# Directions for this task
Retype the opening lines of the listing below, ending with the line that contains "fig = plt.figure(figsize=(W", and leave out any pictures.

# Supplied material
····················
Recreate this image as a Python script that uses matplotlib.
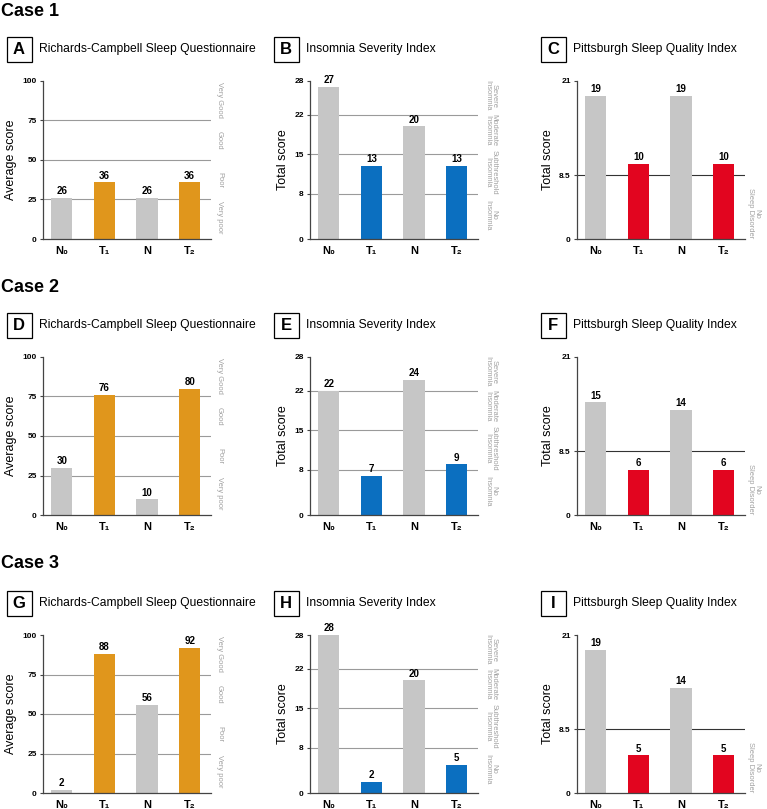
import matplotlib
matplotlib.use("Agg")
import matplotlib.pyplot as plt
import matplotlib.transforms as mtransforms
from matplotlib.patches import Rectangle

plt.rcParams["font.family"] = ["Liberation Sans", "DejaVu Sans"]

W, H = 767, 809

# data
groups = ["N\u2080", "T\u2081", "N", "T\u2082"]
cases = ["Case 1", "Case 2", "Case 3"]
rcsq = [[26, 36, 26, 36], [30, 76, 10, 80], [2, 88, 56, 92]]
isi = [[27, 13, 20, 13], [22, 7, 24, 9], [28, 2, 20, 5]]
psqi = [[19, 10, 19, 10], [15, 6, 14, 6], [19, 5, 14, 5]]
letters = ["A", "B", "C", "D", "E", "F", "G", "H", "I"]

titles = ["Richards-Campbell Sleep Questionnaire", "Insomnia Severity Index",
          "Pittsburgh Sleep Quality Index"]
ylabels = ["Average score", "Total score", "Total score"]
yticks = [[0, 25, 50, 75, 100], [0, 8, 15, 22, 28], [0, 8.5, 21]]
ytick_text = [["0", "25", "50", "75", "100"], ["0", "8", "15", "22", "28"], ["0", "8.5", "21"]]
ylims = [100, 28, 21]
cut_lines = [[25, 50, 75], [8, 15, 22], [8.5]]
zone_names = [["Very poor", "Poor", "Good", "Very Good"],
              ["No\nInsomnia", "Subthreshold\nInsomnia", "Moderate\nInsomnia", "Severe\nInsomnia"],
              ["No\nSleep Disorder"]]
zone_mid = [[13.5, 37.5, 62.5, 88], [4.2, 11.9, 19.3, 25.4], [3.4]]
treat_colors = ["#e0961c", "#0b6fc0", "#e2051f"]
grey = "#c6c6c6"

lefts = [43, 310, 577]
ax_w, ax_h = 168, 158
tops = [81, 357, 635]
case_y = [12, 287, 563]
label_off = [1.05, 1.075, 1.05]

fig = plt.figure(figsize=(W / 100, H / 100), dpi=100)

for r in range(3):
    fig.text(1 / W, 1 - case_y[r] / H, cases[r], fontsize=13, fontweight="bold",
             va="center", ha="left")
    vals_row = [rcsq[r], isi[r], psqi[r]]
    top = tops[r]
    for c in range(3):
        ax = fig.add_axes([lefts[c] / W, 1 - (top + ax_h) / H, ax_w / W, ax_h / H])
        vals = vals_row[c]
        cols = [grey, treat_colors[c], grey, treat_colors[c]]
        x = list(range(len(groups)))
        ax.bar(x, vals, width=0.5, color=cols, zorder=2)
        for xi, v in zip(x, vals):
            ax.text(xi, v + ylims[c] * 0.01, str(v), ha="center", va="bottom",
                    fontsize=7, fontweight="bold")
        line_col = "#333333" if c == 2 else "#9a9a9a"
        for yl in cut_lines[c]:
            ax.axhline(yl, color=line_col, lw=0.8, zorder=1)
        ax.set_xlim(-0.44, 3.5)
        ax.set_ylim(0, ylims[c])
        ax.set_yticks(yticks[c])
        ax.set_yticklabels(ytick_text[c], fontsize=6, fontweight="bold")
        ax.set_xticks(x)
        ax.set_xticklabels(groups, fontsize=8, fontweight="bold")
        ax.tick_params(axis="x", length=0, pad=5)
        ax.tick_params(axis="y", length=2.5, width=0.8, pad=2, color="#444444")
        for s in ["top", "right"]:
            ax.spines[s].set_visible(False)
        for s in ["left", "bottom"]:
            ax.spines[s].set_color("#444444")
            ax.spines[s].set_linewidth(0.9)
        ax.set_ylabel(ylabels[c], fontsize=9, labelpad=4)

        trans = mtransforms.blended_transform_factory(ax.transAxes, ax.transData)
        for name, ym in zip(zone_names[c], zone_mid[c]):
            ax.text(label_off[c], ym, name, transform=trans, rotation=270, ha="center",
                    va="center", fontsize=5.4, color="#a0a0a0", linespacing=0.85)

        # panel letter box and title
        cx, cy = lefts[c] - 24, top - 32
        fig.patches.append(Rectangle(((cx - 12.5) / W, 1 - (cy + 12.5) / H), 25 / W, 25 / H,
                                     transform=fig.transFigure, fc="white", ec="black",
                                     lw=0.9))
        fig.text(cx / W, 1 - cy / H, letters[3 * r + c], fontsize=12, fontweight="bold",
                 ha="center", va="center")
        fig.text((cx + 20) / W, 1 - cy / H, titles[c], fontsize=8.7,
                 ha="left", va="center")

fig.savefig("out.png", dpi=100)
····················
# The completed task
Recreate this image as a Python script that uses matplotlib.
import matplotlib
matplotlib.use("Agg")
import matplotlib.pyplot as plt
import matplotlib.transforms as mtransforms
from matplotlib.patches import Rectangle

plt.rcParams["font.family"] = ["Liberation Sans", "DejaVu Sans"]

W, H = 767, 809

# data
groups = ["N\u2080", "T\u2081", "N", "T\u2082"]
cases = ["Case 1", "Case 2", "Case 3"]
rcsq = [[26, 36, 26, 36], [30, 76, 10, 80], [2, 88, 56, 92]]
isi = [[27, 13, 20, 13], [22, 7, 24, 9], [28, 2, 20, 5]]
psqi = [[19, 10, 19, 10], [15, 6, 14, 6], [19, 5, 14, 5]]
letters = ["A", "B", "C", "D", "E", "F", "G", "H", "I"]

titles = ["Richards-Campbell Sleep Questionnaire", "Insomnia Severity Index",
          "Pittsburgh Sleep Quality Index"]
ylabels = ["Average score", "Total score", "Total score"]
yticks = [[0, 25, 50, 75, 100], [0, 8, 15, 22, 28], [0, 8.5, 21]]
ytick_text = [["0", "25", "50", "75", "100"], ["0", "8", "15", "22", "28"], ["0", "8.5", "21"]]
ylims = [100, 28, 21]
cut_lines = [[25, 50, 75], [8, 15, 22], [8.5]]
zone_names = [["Very poor", "Poor", "Good", "Very Good"],
              ["No\nInsomnia", "Subthreshold\nInsomnia", "Moderate\nInsomnia", "Severe\nInsomnia"],
              ["No\nSleep Disorder"]]
zone_mid = [[13.5, 37.5, 62.5, 88], [4.2, 11.9, 19.3, 25.4], [3.4]]
treat_colors = ["#e0961c", "#0b6fc0", "#e2051f"]
grey = "#c6c6c6"

lefts = [43, 310, 577]
ax_w, ax_h = 168, 158
tops = [81, 357, 635]
case_y = [12, 287, 563]
label_off = [1.05, 1.075, 1.05]

fig = plt.figure(figsize=(W / 100, H / 100), dpi=100)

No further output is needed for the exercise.